This past February, Brittney Griner was detained in the Moscow airport for less than a gram of cannabis oil. Russian authorities accused Griner of smuggling drugs in her luggage. Brittney accidentally packed cannabis oil cartridges while in a hurry to the airport. Upon discovery of the cartridges, she then was detained and forced to sign papers without a lawyer present. The papers Griner was forced to sign was written in Russian, not knowing Russian, she tried to translate with Google Translator but the Russian authorities confiscated her phone. She ended up illegally signing papers she couldn't read or comprehend.
(WNBA Star Brittney Griner standing in her holding cell.)
The Russia-Ukraine war is an integral part of this story. A few months ago, Russia invaded Ukraine to capture Crimea and Donbas territories. The U.S. has been giving Ukraine aid to fight against the Russian invasion.
Being in a foreign country's jail during a war is a scary scenario to be in. After signing the unreadable documents, Brittney was illegally detained and charged for "drug smuggling" without due process. In July, Griner plead guilty to unknowingly smuggling drugs in her luggage hoping that the judge would be lenient with her sentence. Her lawyers, Maria Blagovolina and Alexander Boykov, also stated that her doctor recommended cannabis to treat her pain for injuries incurred on the basketball court. Six months after being arrested, the WNBA star shows up for sentencing. Griner looked like she was in good spirits despite the situation she is in.
Before the judge’s ruling, Brittney gave an emotional speech:
"I never meant to hurt anybody, I never meant to put in jeopardy the Russian population, I never meant to break any laws here. I made an honest mistake and I hope that in your ruling that it doesn't end my life here. I know everyone keeps talking about political pawn and politics, but I hope that, that is far from this courtroom. I want to say again that I had no intent on breaking any Russian laws. I had no intent. I did not conspire or plan to commit this crime."
On Thursday August 4th, Judge Anna Sotnikova of the Khimki city court sentenced Brittney to 9 years in Russian prison and fined 1 million rubles, approximately $16,400 in U.S. dollars. Russia is using this ridiculous prison sentence to trade for prisoners. The maximum amount of time they usually give for this offense is 5 years according to Griner’s lawyers. Though Russia's laws are a little bit more conservative with the marijuana laws, breaking marijuana laws don't equate to anything more than a day in jail or a fine.
(Brittney handcuffed, heading to one of her court dates.)
Many people believe that Griner is being used as a political pawn because of her national notoriety in American society.
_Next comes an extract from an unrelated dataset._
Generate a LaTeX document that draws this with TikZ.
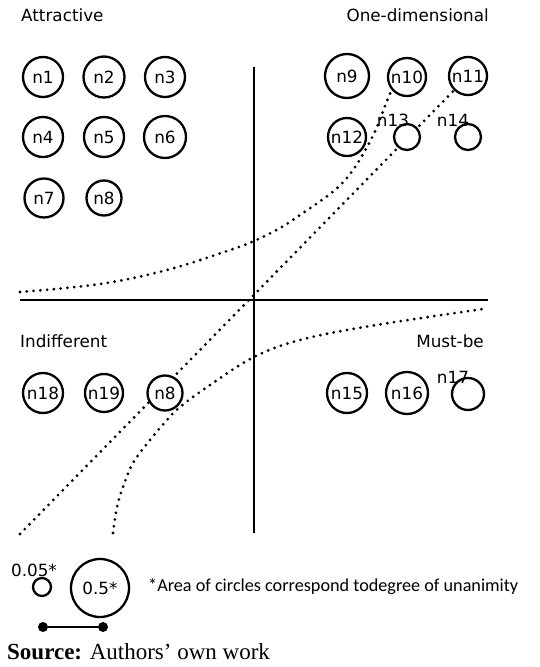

In court they made it quite clear it wasn't going to be a fair trial. In Russian law, it is not as common for people to be acquitted of charges like American law. Griner's lawyers Blagovolina and Boykov, stated they will appeal the decision, criticizing the court for ignoring evidence:
"We are very disappointed by the verdict. As legal professionals, we believe that the court should be fair to everyone regardless of nationality. The court completely ignored all the evidence of the defense, and most importantly, the guilty plea," they said in the statement. "This contradicts the existing legal practice. Taking into account the amoount of the substance (not to mention the defects of the expertise) and the plea, the verdict is absolutely unreasonable. We will certainly file an appeal." Griner’s lawyers have 10 days to appeal the verdict.
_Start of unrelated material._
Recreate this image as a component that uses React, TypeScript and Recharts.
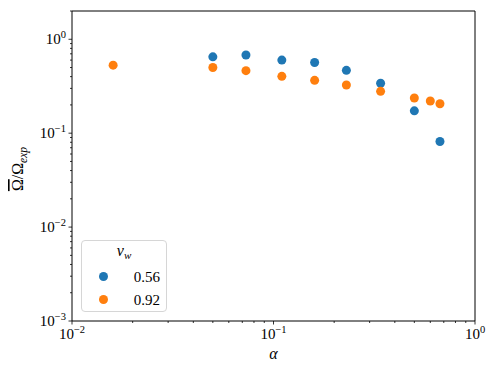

Griner's sentence will be served in a penal colony. Similar to American maximum security prisons, penal colonies are very harsh conditions built to break prisoners. Most prisoners work 8 to 16 hour workdays sewing, cleaning, cooking, and serving food. Due to her expertise in basketball, she can potentially coach basketball within the penal colony instead of the traditional jobs prisoners are assigned.
The Biden administration proposed a prisoner exchange to bring Griner and former Marine Paul Whelan, who is serving a 16-year sentence for alleged espionage charges, in exchange for Viktor Bout. Bout is a convicted arms trafficker, notoriously known as the "Merchant of Death". Viktor has supplied arms for conflicts in Africa and Latin America. In 2008, Viktor was arrested in Thailand and extradited to America, where he was sentenced to 25 years in prison.
Russian government officials have communicated a counter-offer through an unofficial backchannel in recent weeks that they want to see the release of Vadim Krasikov a convicted murderer currently serving a life sentence in the U.S. The source of the message is the Russian spy agency known as FSB, Putin's former employer. U.S. officials did not accept the offer, feeling that the swap is not a legitimate offer for a basketball player.
Trading a professional athlete that had a recreational amount of cannabis oil for international terrorists is insane work from Putin. Putin delayed Griner's release so she can get a definitive prison sentence to drive up her bargaining price. Political pettiness from Russia-Ukraine diplomatic relations is costing Brittney Griner's freedom. Brittney Griner's freedom is at jeopardy in an unfamiliar land, far away from family and friends.